The European Heart Journal Takes Notice

I have good news to report. My grandfather, who was battling a host of maladies, is now on the mend. Once again he is brimming with innovative ideas and is as energetic as ever. Our posts will resume soon!

Last week, the European Heart Journal published a nice tribute to him and mentioned our blog! The article was written by one of my grandfather’s students in the UK, Dr. Amitava Banerjee.* As a layperson, I found a good deal of the article to be ‘medical speak,’ but I was excited about the shout-out.

Here are a few highlights from the article, as well as some additional facts that I learned from numerous conversations with my grandfather over the years:

Bernard Lown: the nonagenarian blogger with a lifelong thirst for combining clinical practice and social responsibility 

  • His earliest discovery (1951) related to the common mineral potassium.

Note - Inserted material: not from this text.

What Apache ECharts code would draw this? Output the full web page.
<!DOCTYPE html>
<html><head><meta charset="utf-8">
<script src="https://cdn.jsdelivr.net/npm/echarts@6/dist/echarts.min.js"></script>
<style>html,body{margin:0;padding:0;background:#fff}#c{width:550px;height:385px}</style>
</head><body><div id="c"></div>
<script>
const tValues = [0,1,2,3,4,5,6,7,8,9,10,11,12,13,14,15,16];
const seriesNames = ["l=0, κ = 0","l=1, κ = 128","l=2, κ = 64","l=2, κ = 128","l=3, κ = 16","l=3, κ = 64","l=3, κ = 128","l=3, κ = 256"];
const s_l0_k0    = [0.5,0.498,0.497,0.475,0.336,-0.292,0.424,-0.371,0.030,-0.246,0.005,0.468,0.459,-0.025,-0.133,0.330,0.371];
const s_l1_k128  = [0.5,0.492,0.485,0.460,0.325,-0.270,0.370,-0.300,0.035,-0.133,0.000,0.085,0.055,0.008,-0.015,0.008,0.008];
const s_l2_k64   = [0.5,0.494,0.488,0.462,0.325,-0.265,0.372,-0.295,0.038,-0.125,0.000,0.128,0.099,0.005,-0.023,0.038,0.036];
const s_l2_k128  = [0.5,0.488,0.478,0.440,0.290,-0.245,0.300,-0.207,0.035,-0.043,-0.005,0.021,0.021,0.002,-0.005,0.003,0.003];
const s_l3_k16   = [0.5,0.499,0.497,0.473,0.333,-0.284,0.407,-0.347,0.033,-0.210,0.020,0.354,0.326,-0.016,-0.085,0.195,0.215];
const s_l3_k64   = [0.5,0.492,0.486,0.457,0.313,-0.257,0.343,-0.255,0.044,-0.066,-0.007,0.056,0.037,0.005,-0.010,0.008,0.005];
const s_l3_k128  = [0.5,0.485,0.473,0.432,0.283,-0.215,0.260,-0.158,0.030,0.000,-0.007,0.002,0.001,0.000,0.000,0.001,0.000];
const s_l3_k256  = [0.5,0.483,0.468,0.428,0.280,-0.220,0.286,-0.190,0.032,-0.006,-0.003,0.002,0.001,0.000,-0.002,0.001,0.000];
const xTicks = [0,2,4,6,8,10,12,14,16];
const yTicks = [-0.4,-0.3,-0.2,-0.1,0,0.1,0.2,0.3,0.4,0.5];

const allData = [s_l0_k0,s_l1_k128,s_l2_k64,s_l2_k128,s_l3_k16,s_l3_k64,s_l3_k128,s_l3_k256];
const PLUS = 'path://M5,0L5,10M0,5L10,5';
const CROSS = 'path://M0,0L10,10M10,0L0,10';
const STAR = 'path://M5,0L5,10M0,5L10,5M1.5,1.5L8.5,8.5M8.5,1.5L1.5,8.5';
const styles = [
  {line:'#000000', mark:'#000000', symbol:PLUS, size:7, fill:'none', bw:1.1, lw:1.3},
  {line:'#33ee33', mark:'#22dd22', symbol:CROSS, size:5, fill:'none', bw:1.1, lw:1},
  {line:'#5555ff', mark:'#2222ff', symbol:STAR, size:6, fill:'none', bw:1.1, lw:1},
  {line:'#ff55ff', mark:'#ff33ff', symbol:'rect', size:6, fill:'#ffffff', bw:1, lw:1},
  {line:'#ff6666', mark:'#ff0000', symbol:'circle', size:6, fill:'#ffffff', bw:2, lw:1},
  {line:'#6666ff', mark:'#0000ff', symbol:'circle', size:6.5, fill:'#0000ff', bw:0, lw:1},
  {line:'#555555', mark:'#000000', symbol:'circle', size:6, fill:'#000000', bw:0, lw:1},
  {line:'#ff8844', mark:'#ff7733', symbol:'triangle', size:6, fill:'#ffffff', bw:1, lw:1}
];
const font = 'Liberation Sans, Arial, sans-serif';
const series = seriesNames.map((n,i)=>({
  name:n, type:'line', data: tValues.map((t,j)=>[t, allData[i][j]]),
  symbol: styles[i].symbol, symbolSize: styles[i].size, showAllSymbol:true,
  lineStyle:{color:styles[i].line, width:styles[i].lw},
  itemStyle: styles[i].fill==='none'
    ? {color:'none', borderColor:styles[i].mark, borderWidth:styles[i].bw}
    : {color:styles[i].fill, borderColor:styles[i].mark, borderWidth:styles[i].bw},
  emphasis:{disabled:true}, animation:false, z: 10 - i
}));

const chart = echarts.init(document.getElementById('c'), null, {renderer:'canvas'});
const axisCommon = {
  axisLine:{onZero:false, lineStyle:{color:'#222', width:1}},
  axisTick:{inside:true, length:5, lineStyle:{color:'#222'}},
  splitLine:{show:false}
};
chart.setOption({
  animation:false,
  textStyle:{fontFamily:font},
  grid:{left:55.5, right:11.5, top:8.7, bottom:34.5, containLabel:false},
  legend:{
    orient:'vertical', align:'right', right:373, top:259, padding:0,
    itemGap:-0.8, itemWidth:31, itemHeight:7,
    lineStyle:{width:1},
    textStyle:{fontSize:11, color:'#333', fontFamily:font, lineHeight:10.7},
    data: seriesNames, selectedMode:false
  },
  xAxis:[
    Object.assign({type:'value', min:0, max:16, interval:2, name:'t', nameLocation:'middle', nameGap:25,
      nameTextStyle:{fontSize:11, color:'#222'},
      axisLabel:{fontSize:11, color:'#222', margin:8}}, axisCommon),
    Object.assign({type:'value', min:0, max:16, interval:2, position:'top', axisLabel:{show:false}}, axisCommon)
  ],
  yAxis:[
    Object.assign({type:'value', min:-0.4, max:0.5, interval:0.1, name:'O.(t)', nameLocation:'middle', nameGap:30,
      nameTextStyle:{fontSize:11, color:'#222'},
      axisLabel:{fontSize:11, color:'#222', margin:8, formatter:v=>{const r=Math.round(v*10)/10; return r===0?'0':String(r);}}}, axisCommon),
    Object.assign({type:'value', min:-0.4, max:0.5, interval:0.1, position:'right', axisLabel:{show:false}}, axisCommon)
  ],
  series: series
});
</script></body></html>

He found that when the blood concentration of potassium is diminished, the heart is more prone to dangerous irregularities in rhythm. With low potassium concentrations, numerous pharmaceuticals, especially digitalis drugs may provoke serious toxic reactions.
  • Working with the great clinician and pioneer cardiologist, Samuel A. Levine, at the then Peter Bent Brigham Hospital, now Brigham and Women’s Hospital in Boston, together, they revolutionized the treatment of acute heart attack patients. Instead of keeping patients on complete bed rest for 4 to 6 weeks, immediately upon hospital admission, they placed patients in a comfortable armchair. The ‘chair treatment’ as it was called, markedly shortened hospitalization and substantially reduced mortality. My grandfather maintains that this change in managing acute heart attack (acute coronary thrombosis or acute myocardial infraction in medical parlance) resulted in more lives saved than all his other medical contributions combined.
  • Together, with coworkers, he developed the widely used direct current defibrillator and cardioverter. These instruments restore a heart beat to the arrested heart and correct various rhythm disorders, like atrial fibrillation.

Bernard Lown Cardioverter

  • Additional points from Dr. Banerjee:

“Dr. Lown has long championed holistic treatment of individuals in health and disease.

“He established SatelLife in 1987, to use inter-networking technology to disseminate [medical] knowledge, long before the world took note of the burden of non-communicable diseases in low-income countries.

“He founded ProCor in 1997 to encourage global dialogue regarding cardiovascular research and practice.”

  • His greatest accolade was the Nobel Peace Prize (1985). He shared the Prize with the distinguished Soviet cardiologist, Dr. Evegeny Chazov, on behalf of the International Physicians to Prevent Nuclear War (IPPNW), the group that they co-founded.

Bernard Lown Nobel Peace Prize Acceptance 1985 Gorbachev

  • I am especially pleased by this reference: “’The Lown Conversation’ is a blog he started with his granddaughter, a communications professional, as an inter-generational dialogue to highlight and tackle problems in American and global healthcare.”
  • Banerjee’s final sentence: “There can be no question that the world needs more cardiologists like Bernard Lown… This wise nonagenarian’s effortless navigation between clinical cardiology, social activism, teaching, and public communication of science leaves one breathless.”